In short, Pascha is the celebration of the Death, Burial, and Resurrection of Jesus Christ, the Incarnate Word of God. In this feast it is imperative that we understand that God, in the Second Person of the Trinity known as the Son of God, became a human being. Saint Paul writes, “Therefore, in all things He had to be made like His brethren, that He might be a merciful and faithful High Priest in things pertaining to God, to make propitiation for the sins of the people.” (Hebrews 2.17) In being a human Christ fully identifies Himself with our humanity in order, through His Death and Resurrection, to restore our humanity, fallen in sin, to Communion with God.

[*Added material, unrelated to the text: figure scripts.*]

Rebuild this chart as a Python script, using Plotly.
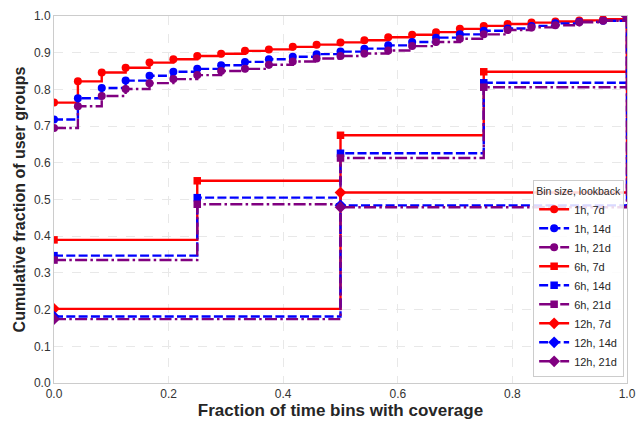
import plotly.graph_objects as go

# ---- data ----
x_1h = [0.0, 0.0417, 0.0833, 0.125, 0.1667, 0.2083, 0.25, 0.2917, 0.3333, 0.375,
        0.4167, 0.4583, 0.5, 0.5417, 0.5833, 0.625, 0.6667, 0.7083, 0.75, 0.7917,
        0.8333, 0.875, 0.9167, 0.9583, 1.0]
y_1h_7d = [0.764, 0.822, 0.846, 0.859, 0.873, 0.882, 0.891, 0.897, 0.905, 0.909,
           0.916, 0.922, 0.928, 0.934, 0.942, 0.949, 0.956, 0.965, 0.973, 0.978,
           0.982, 0.985, 0.988, 0.991, 1.0]
y_1h_14d = [0.718, 0.776, 0.804, 0.824, 0.837, 0.848, 0.856, 0.866, 0.875, 0.882,
            0.889, 0.896, 0.903, 0.911, 0.920, 0.929, 0.941, 0.950, 0.960, 0.966,
            0.973, 0.980, 0.984, 0.987, 1.0]
y_1h_21d = [0.695, 0.754, 0.782, 0.801, 0.817, 0.828, 0.839, 0.850, 0.856, 0.867,
            0.876, 0.884, 0.891, 0.898, 0.906, 0.918, 0.929, 0.938, 0.950, 0.962,
            0.969, 0.975, 0.983, 0.987, 1.0]

x_6h = [0.0, 0.25, 0.5, 0.75, 1.0]
y_6h_7d = [0.390, 0.551, 0.675, 0.848, 1.0]
y_6h_14d = [0.347, 0.505, 0.626, 0.818, 1.0]
y_6h_21d = [0.335, 0.487, 0.613, 0.806, 1.0]

x_12h = [0.0, 0.5, 1.0]
y_12h_7d = [0.202, 0.519, 1.0]
y_12h_14d = [0.181, 0.484, 1.0]
y_12h_21d = [0.174, 0.479, 1.0]

x_ticks = [0.0, 0.2, 0.4, 0.6, 0.8, 1.0]
y_ticks = [0.0, 0.1, 0.2, 0.3, 0.4, 0.5, 0.6, 0.7, 0.8, 0.9, 1.0]

# ---- styles ----
RED, BLUE, PURPLE = "#ff0000", "#0000ff", "#800080"
DASH = "9px,3.3px"
DASHDOT = "12px,3.3px,2.5px,3.3px"

series = [
    ("1h, 7d", x_1h, y_1h_7d, RED, "solid", "circle", 8),
    ("1h, 14d", x_1h, y_1h_14d, BLUE, DASH, "circle", 8),
    ("1h, 21d", x_1h, y_1h_21d, PURPLE, DASHDOT, "circle", 8),
    ("6h, 7d", x_6h, y_6h_7d, RED, "solid", "square", 7.5),
    ("6h, 14d", x_6h, y_6h_14d, BLUE, DASH, "square", 7.5),
    ("6h, 21d", x_6h, y_6h_21d, PURPLE, DASHDOT, "square", 7.5),
    ("12h, 7d", x_12h, y_12h_7d, RED, "solid", "diamond", 9),
    ("12h, 14d", x_12h, y_12h_14d, BLUE, DASH, "diamond", 9),
    ("12h, 21d", x_12h, y_12h_21d, PURPLE, DASHDOT, "diamond", 9),
]

fig = go.Figure()
for name, xs, ys, col, dash, sym, size in series:
    fig.add_trace(go.Scatter(
        x=xs, y=ys, name=name, mode="lines+markers",
        line=dict(color=col, width=2.4, dash=dash, shape="hv"),
        marker=dict(color=col, symbol=sym, size=size, line=dict(width=0)),
        cliponaxis=True,
    ))

FONT = "Liberation Sans, Arial, sans-serif"
axis_common = dict(
    showgrid=True, gridcolor="#e8e8e8", gridwidth=0.8, griddash="dash",
    showline=True, linecolor="#cccccc", linewidth=1, mirror=True,
    ticks="", zeroline=False, tickformat=".1f", ticklabeloverflow="allow",
    tickfont=dict(family=FONT, size=12, color="#333333"),
)

fig.update_layout(
    width=637, height=422,
    margin=dict(l=54, r=10, t=16, b=39, autoexpand=False),
    paper_bgcolor="white", plot_bgcolor="white",
    font=dict(family=FONT, color="#262626"),
    xaxis=dict(range=[0, 1], tickvals=x_ticks, automargin=False,
               title=dict(text="<b>Fraction of time bins with coverage</b>",
                          font=dict(family=FONT, size=17, color="#262626"), standoff=3),
               **axis_common),
    yaxis=dict(range=[0, 1], tickvals=y_ticks, automargin=False,
               title=dict(text="<b>Cumulative fraction of user groups</b>",
                          font=dict(family=FONT, size=16, color="#262626"), standoff=4),
               **axis_common),
    legend=dict(
        x=0.995, y=0.016, xanchor="right", yanchor="bottom",
        bgcolor="rgba(255,255,255,0.85)", bordercolor="#cccccc", borderwidth=1,
        font=dict(family=FONT, size=11, color="#262626"),
        title=dict(text="Bin size, lookback", font=dict(family=FONT, size=10.5, color="#262626")),
        tracegroupgap=0,
    ),
    showlegend=True,
)

# remove the default page margin so the figure fills the 637x422 window exactly
fig.write_html(
    "out.html",
    config={"displayModeBar": False},
    post_script="document.body.style.margin='0';document.body.style.overflow='hidden';",
)
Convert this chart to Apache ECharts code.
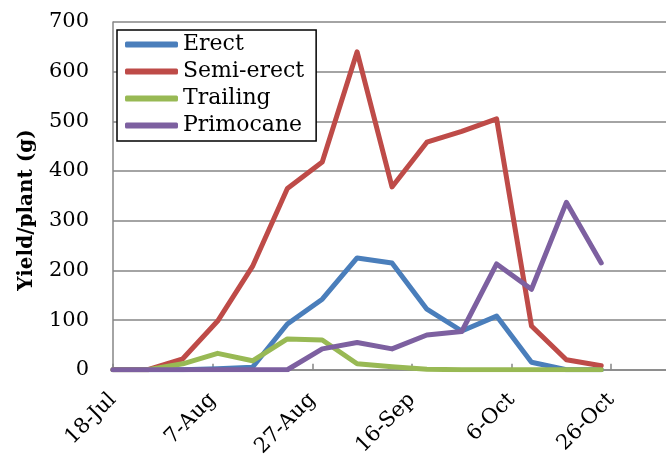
<!DOCTYPE html>
<html>
<head>
<meta charset="utf-8">
<script src="https://cdn.jsdelivr.net/npm/echarts@6/dist/echarts.min.js"></script>
<style>
  html, body { margin: 0; padding: 0; background: #fff; }
  #main { width: 666px; height: 460px; }
</style>
</head>
<body>
<div id="main"></div>
<script>
// picking dates (weekly) and yields per plant (g)
var sampleDates = ['2011-07-18', '2011-07-25', '2011-08-01', '2011-08-08', '2011-08-15',
    '2011-08-22', '2011-08-29', '2011-09-05', '2011-09-12', '2011-09-19',
    '2011-09-26', '2011-10-03', '2011-10-10', '2011-10-17', '2011-10-24'];
var erect     = [0, 0, 0, 2, 5, 92, 142, 225, 215, 122, 78, 108, 15, 0, 0];
var semiErect = [0, 0, 22, 98, 208, 365, 418, 640, 368, 458, 480, 505, 88, 20, 8];
var trailing  = [0, 0, 12, 33, 18, 62, 60, 12, 6, 1, 0, 0, 0, 0, 0];
var primocane = [0, 0, 0, 0, 0, 0, 42, 55, 42, 70, 77, 213, 162, 337, 215];
var seriesNames = ['Erect', 'Semi-erect', 'Trailing', 'Primocane'];
var yTicks = [0, 100, 200, 300, 400, 500, 600, 700];

var startDate = '2011-07-18';
var months = ['Jan','Feb','Mar','Apr','May','Jun','Jul','Aug','Sep','Oct','Nov','Dec'];
var DAY = 86400000;

function dayOffset(d) {
    return Math.round((Date.parse(d) - Date.parse(startDate)) / DAY);
}
function dateLabel(off) {
    var d = new Date(Date.parse(startDate) + off * DAY);
    return d.getUTCDate() + '-' + months[d.getUTCMonth()];
}
function pairs(values) {
    return values.map(function (v, i) { return [dayOffset(sampleDates[i]), v]; });
}

var font = 'DejaVu Serif';
var colors = ['#4A7EBB', '#BE4B48', '#98B954', '#7D60A0'];
var myChart = echarts.init(document.getElementById('main'));

function lineSeries(name, values) {
    return {
        name: name,
        type: 'line',
        data: pairs(values),
        symbol: 'none',
        lineStyle: { width: 5, cap: 'round', join: 'round' }
    };
}

var option = {
    animation: false,
    color: colors,
    grid: { left: 113, right: 0, top: 22, height: 350 },
    legend: {
        orient: 'vertical',
        left: 117,
        top: 30,
        padding: [1, 12, 2, 8],
        itemGap: 0,
        itemWidth: 53,
        itemHeight: 6,
        icon: 'roundRect',
        borderColor: '#000',
        borderWidth: 1.5,
        backgroundColor: '#fff',
        data: seriesNames,
        textStyle: { fontFamily: font, fontSize: 22, color: '#000', lineHeight: 27 }
    },
    xAxis: {
        type: 'value',
        min: 0,
        max: 111,
        interval: 20,
        axisLine: { show: true, lineStyle: { color: '#868686', width: 1.5 } },
        axisTick: { show: true, inside: true, length: 6, lineStyle: { color: '#868686', width: 1.5 } },
        splitLine: { show: false },
        axisLabel: {
            rotate: 45,
            margin: 27,
            fontFamily: font,
            fontSize: 21,
            color: '#000',
            showMaxLabel: false,
            formatter: function (v) { return v % 20 === 0 ? dateLabel(v) : ''; }
        }
    },
    yAxis: {
        type: 'value',
        min: yTicks[0],
        max: yTicks[yTicks.length - 1],
        interval: 100,
        axisLine: { show: true, lineStyle: { color: '#868686', width: 1.5 } },
        axisTick: { show: false },
        splitLine: { lineStyle: { color: '#868686', width: 1.5 } },
        axisLabel: { margin: 24, fontFamily: font, fontSize: 21, color: '#000' }
    },
    graphic: [{
        type: 'text',
        x: 27,
        y: 210,
        rotation: Math.PI / 2,
        style: {
            text: 'Yield/plant (g)',
            font: 'bold 20px "DejaVu Serif"',
            fill: '#000',
            textAlign: 'center',
            textVerticalAlign: 'middle'
        }
    }],
    series: [
        lineSeries(seriesNames[0], erect),
        lineSeries(seriesNames[1], semiErect),
        lineSeries(seriesNames[2], trailing),
        lineSeries(seriesNames[3], primocane)
    ]
};

myChart.setOption(option);
</script>
</body>
</html>
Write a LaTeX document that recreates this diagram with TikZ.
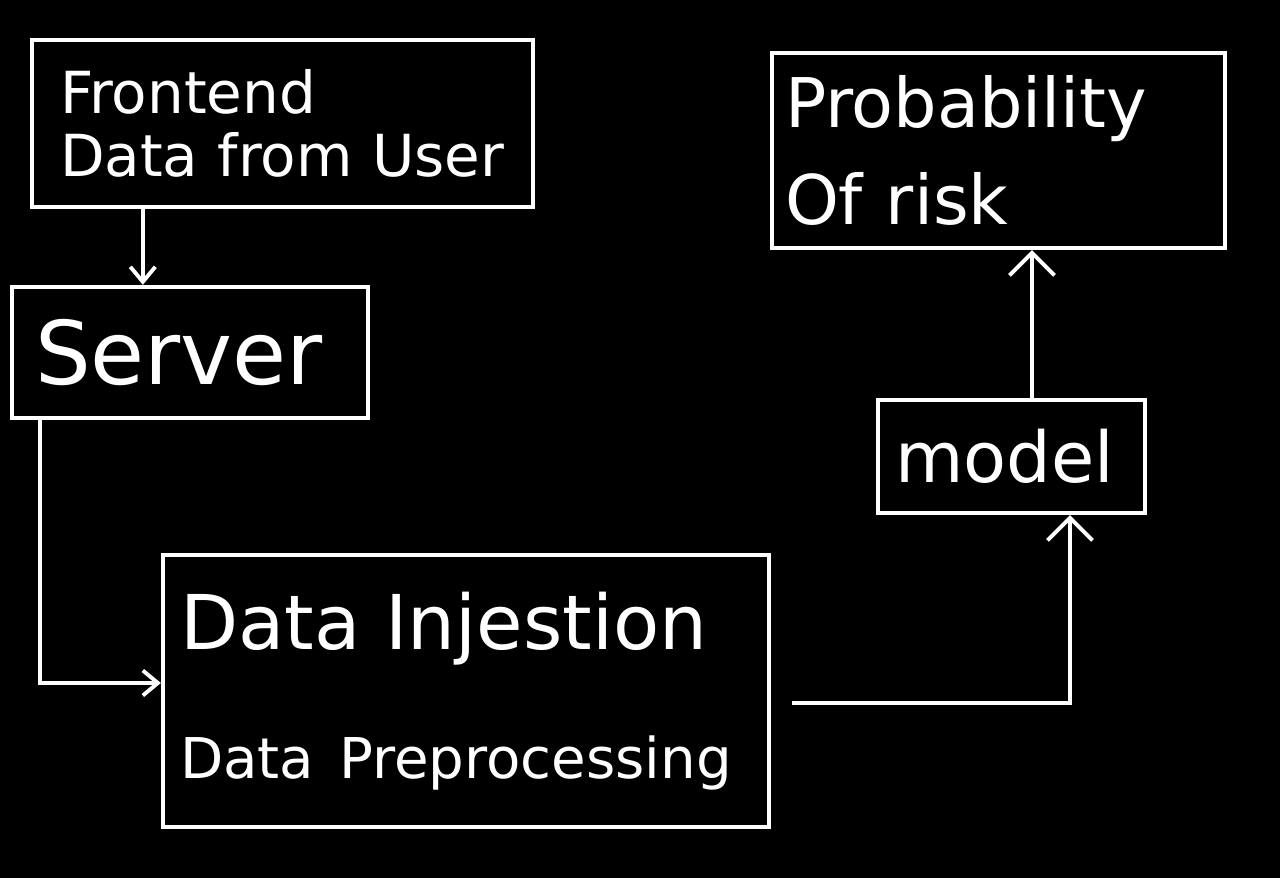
\documentclass[tikz,border=0pt]{standalone}
\usepackage{fontspec}
\setmainfont{DejaVu Sans}
\usetikzlibrary{positioning}
\usetikzlibrary{arrows.meta}
\tikzset{main box/.style={draw=white,line width=2.5pt,text=white,align=left,inner sep=0pt} }
\tikzset{thin arrow/.style={draw=white,line width=2.2pt,-{Straight Barb[length=3mm,width=5mm,line width=2.2pt]}} }
\tikzset{wide arrow/.style={draw=white,line width=2.2pt,-{Straight Barb[length=4.5mm,width=9mm,line width=2.2pt]}} }

\begin{document}
\begin{tikzpicture}[x=0.02cm,y=-0.02cm]
  \fill[black] (0,0) rectangle (1280,878);
  \useasboundingbox (0,0) rectangle (1280,878);

  \node[main box,minimum width=10.02cm,minimum height=3.34cm,text width=8.9cm,
        font=\fontsize{33}{36}\selectfont] (front) at (282.5,123.5) {Frontend\\Data from User};
  \node[main box,minimum width=7.12cm,minimum height=2.62cm,text width=6.2cm,
        font=\fontsize{50}{56}\selectfont] (server) at (190,352.5) {Server};
  \node[main box,minimum width=12.12cm,minimum height=5.44cm,text width=11.44cm,
        font=\fontsize{43}{48}\selectfont] (data) at (466,691)
        {Data Injestion\\[0.9cm]{\fontsize{32}{36}\selectfont Data Preprocessing}};
  \node[main box,minimum width=5.34cm,minimum height=2.26cm,text width=4.66cm,
        font=\fontsize{40}{44}\selectfont] (model) at (1011.5,456.5) {model};
  \node[main box,minimum width=9.06cm,minimum height=3.9cm,text width=8.54cm,
        font=\fontsize{39}{44}\selectfont] (prob) at (998.5,150.5) {Probability\\[0.4cm]Of risk};

  \coordinate (f1) at ([xshift=2.26cm]front.south west);
  \coordinate (s1) at ([xshift=0.6cm]server.south west);
  \coordinate (m1) at ([xshift=1.17cm]model.south);
  \coordinate (p1) at ([xshift=0.41cm]model.north);

  \draw[thin arrow] (f1) -- (f1 |- server.north);
  \draw[thin arrow] (s1) |- ([yshift=0.16cm]data.west);
  \draw[wide arrow] ([xshift=0.42cm,yshift=-0.24cm]data.east) -| (m1);
  \draw[wide arrow] (p1) -- (p1 |- prob.south);
\end{tikzpicture}
\end{document}
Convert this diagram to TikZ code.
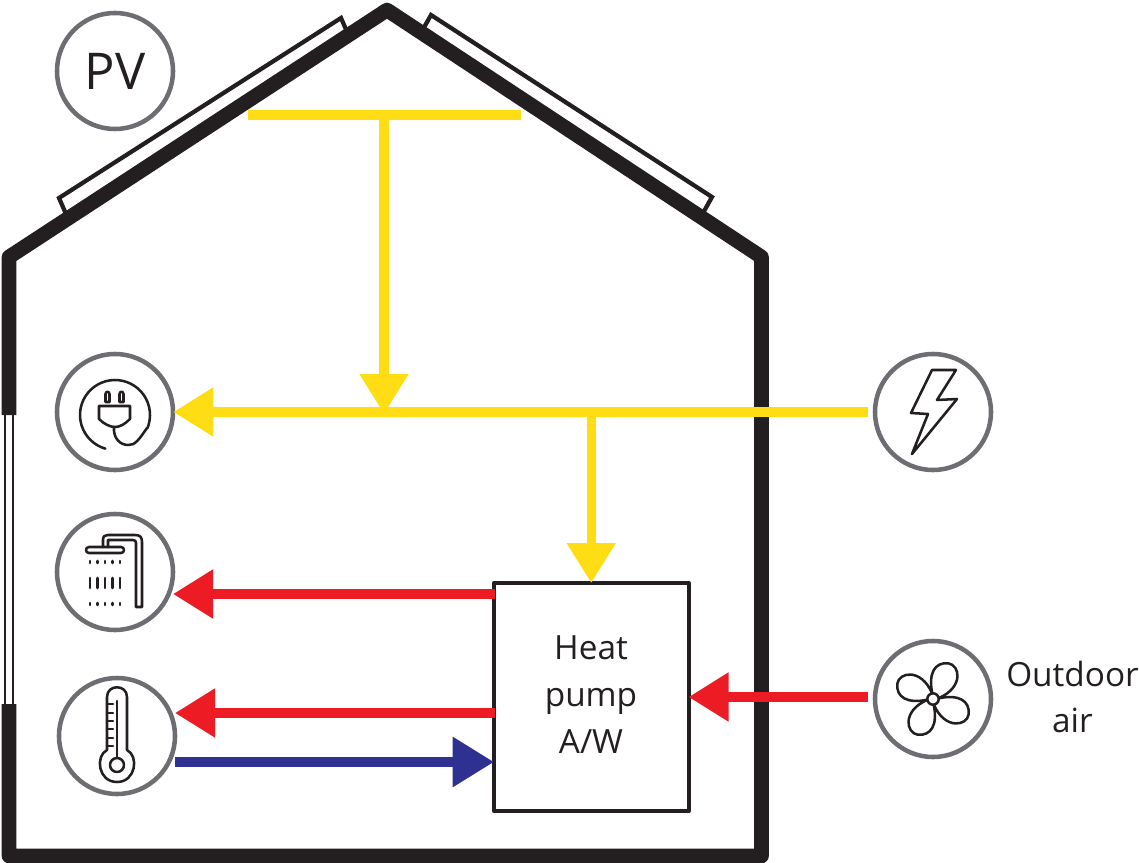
\documentclass[tikz,border=0pt]{standalone}
\usepackage{fontspec}
\setmainfont{Open Sans}
\usepackage{tikz}
\usetikzlibrary{arrows.meta}
\definecolor{wallblack}{HTML}{231F20}
\definecolor{ringgray}{HTML}{6D6E71}
\definecolor{powerline}{HTML}{FFDD15}
\definecolor{hotline}{HTML}{ED1C24}
\definecolor{coldline}{HTML}{2E3192}
\tikzstyle{ring}=[circle,draw=ringgray,fill=white,line width=3.4pt,minimum size=87pt,inner sep=0pt]
\tikzstyle{wall}=[draw=wallblack,line width=11pt,line join=round]
\tikzstyle{panel}=[draw=wallblack,fill=white,line width=3.2pt]
\tikzstyle{pane}=[draw=wallblack,line width=1.5pt]
\tikzstyle{icon}=[draw=wallblack,line width=1.9pt,line join=round,line cap=round]
\tikzstyle{label}=[font=\fontsize{25}{35}\selectfont,text=wallblack,align=center,inner sep=0pt]
\tikzstyle{powerbar}=[draw=powerline,line width=7pt]
\tikzstyle{poweredge}=[powerbar,shorten >=-1.5pt,-{Triangle[length=30pt,width=35pt]}]
\tikzstyle{hotedge}=[draw=hotline,line width=7pt,shorten >=-1.5pt,-{Triangle[length=30pt,width=35pt]}]
\tikzstyle{coldedge}=[draw=coldline,line width=7pt,-{Triangle[length=31pt,width=36pt]}]

\begin{document}
\begin{tikzpicture}[x=0.75pt,y=-0.75pt]

    \useasboundingbox (0,0) rectangle (1139,863);

    \draw[panel] (59,198) -- (341,18) -- (348,34) -- (66,214) -- cycle;
    \draw[panel] (431,15) -- (712,197) -- (703,213) -- (422,31) -- cycle;

    \draw[wall] (9,415) -- (9,257) -- (387,10) -- (761.5,257) -- (761.5,856) -- (9,856) -- (9,704);
    \draw[pane] (5,415) -- (5,704);
    \draw[pane] (13,415) -- (13,704);

    \foreach \x/\y/\name in {115/71/pv, 115/412/plug, 115/572/shower, 117/736/thermo, 933/412/grid, 933/699/fan}
        \node[ring] (\name) at (\x,\y) {};
    \node[label,font=\fontsize{38}{40}\selectfont] at (pv) {PV};

    \node[draw=wallblack,fill=white,line width=3pt,line join=round,minimum width=146pt,minimum height=171pt,inner sep=0pt] (hp) at (591.2,697) {};
    \node[label] at (591,694.5) {Heat\\pump\\A/W};
    \node[label,anchor=east] (outdoor) at (1139,697) {Outdoor\\air};

    \foreach \x/\y/\name in {248/115/barl, 521/115/barr, 384/115/barm, 384/412/tee, 591.2/412/teehp,
                             495/594/hpshower, 175/594/showerin, 495/713/hpthermo, 177/713/thermoin,
                             175/762/thermoout, 494/762/hpin}
        \coordinate (\name) at (\x,\y);

    \draw[powerbar] (barl) -- (barr);
    \draw[poweredge] (barm) -- (tee);
    \draw[poweredge,shorten <=3.75pt] (grid.west) -- (plug.east);
    \draw[poweredge] (teehp) -- (hp.north);

    \draw[hotedge] (hpshower) -- (showerin);
    \draw[hotedge] (hpthermo) -- (thermoin);
    \draw[coldedge] (thermoout) -- (hpin);
    \draw[hotedge,shorten <=3.75pt] (fan.west |- hp.east) -- (hp.east);

    % plug
    \draw[icon] plot[smooth,domain=106:382,samples=40] ({115+35*cos(\x)},{415+35*sin(\x)});
    \draw[icon] (147,428) .. controls (140,438) and (135,446) .. (128,445) .. controls (120,445) and (113,438) .. (114,427);
    \draw[icon] (99,406) -- (130,406) -- (130,419) .. controls (125,424) and (120,427) .. (115,427) .. controls (110,427) and (104,424) .. (99,419) -- cycle;
    \foreach \x in {105.5,119.5}
        \draw[icon] (\x,402) -- (\x,394) .. controls (\x,391) and (\x+4,391) .. (\x+4,394) -- (\x+4,402) -- cycle;

    % shower
    \draw[icon] (89,547) -- (121,547) .. controls (125,547) and (125,553) .. (121,553) -- (89,553) .. controls (85,553) and (85,547) .. (89,547) -- cycle;
    \draw[icon] (103,547) -- (103,540) .. controls (103,536) and (105,535) .. (108,535) -- (135,535) .. controls (140,535) and (142,537) .. (142,542) -- (142,607) -- (136,607) -- (136,543) .. controls (136,541) and (135,540) .. (133,540) -- (108,540) -- (108,547);
    \foreach \x in {90,97.5,105,112.5,120}{
        \draw[icon] (\x,561) -- (\x,563);
        \draw[icon] (\x,578) -- (\x,588);
        \draw[icon] (\x,603) -- (\x,605);
    }

    % thermometer
    \draw[icon] (107,750) -- (107,697) .. controls (107,684) and (127,684) .. (127,697) -- (127,750)
        .. controls (139,756) and (136,782) .. (117,782) .. controls (98,782) and (95,756) .. (107,750);
    \draw[icon] (117,765) circle [radius=7];
    \draw[icon] (117,701) -- (117,758);
    \foreach \y in {704,713,721,729,738,746}
        \draw[icon] (107,\y) -- (113,\y);

    % lightning
    \draw[icon] (932,370) -- (956,370) -- (937,400) -- (957,399) -- (912,454) -- (928,414) -- (911,413) -- cycle;

    % fan
    \foreach \a in {0,90,180,270}
        \draw[icon,rotate around={\a:(fan)}] (932.3,693.3) .. controls (928,673) and (935,662) .. (948.3,663.3) .. controls (960,665) and (964,687) .. (939,698);
    \draw[icon,fill=white] (fan) circle [radius=5.7];

\end{tikzpicture}
\end{document}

In the death and resurrection of Jesus Christ, we are united to Him in our human nature but not in our sins. As Fr. George Florosvky writes:

The Lord died on the Cross. This was a true death. Yet not wholly like ours, simply because this was the death of the Lord, the death of the Incarnate Word, death within the indivisible Hypostasis of the Word made man. And again, it was a voluntary death, since in the undefiled human nature, free from original sin, which was assumed by the Word in the Incarnation, there was no inherent necessity of death. And the free "taking up" by the Lord of the sin of the world did not constitute for Him any ultimate necessity to die. Death was accepted only by the desire of the redeeming Love. His death was not the "wages of sin." The descent of Christ into Hell is the manifestation of Life amid the hopelessness of death, it is victory over death. And by no means is it the "taking upon" Himself by Christ of the "hellish torments of God-forsakeness". This idea was brought forward with great emphasis by Calvin and shared by some other Reformed theologians, but at once was resented and vigorously repudiated by a great number of both Reformed and Catholic divines, as a "new, unheard-of heresy". (On the Tree of the Cross, Florovsky 1953)
Fr A. James Bernstein, in his book “Surprised by Christ” writes of the Jewish sacrifice (the context of Christ’s death on the Cross) in terms of purification of humanity. “Christ died for our sins according to the Scriptures (1 Corinthians 15.3) to heal us, to change us, to make us more godlike, not instead of us. The ultimate purpose of His death was to change us, not to avert the wrath of God.”

Understanding Pascha in this Orthodox Christian way, the ancient way, is to recognize the Love of God reflected in His death on the Cross rather than His anger which demands that blood must be shed in order to forgive sins. To limit the death, burial and resurrection of Christ to “required bloodshed” is to limit God’s love and mercy.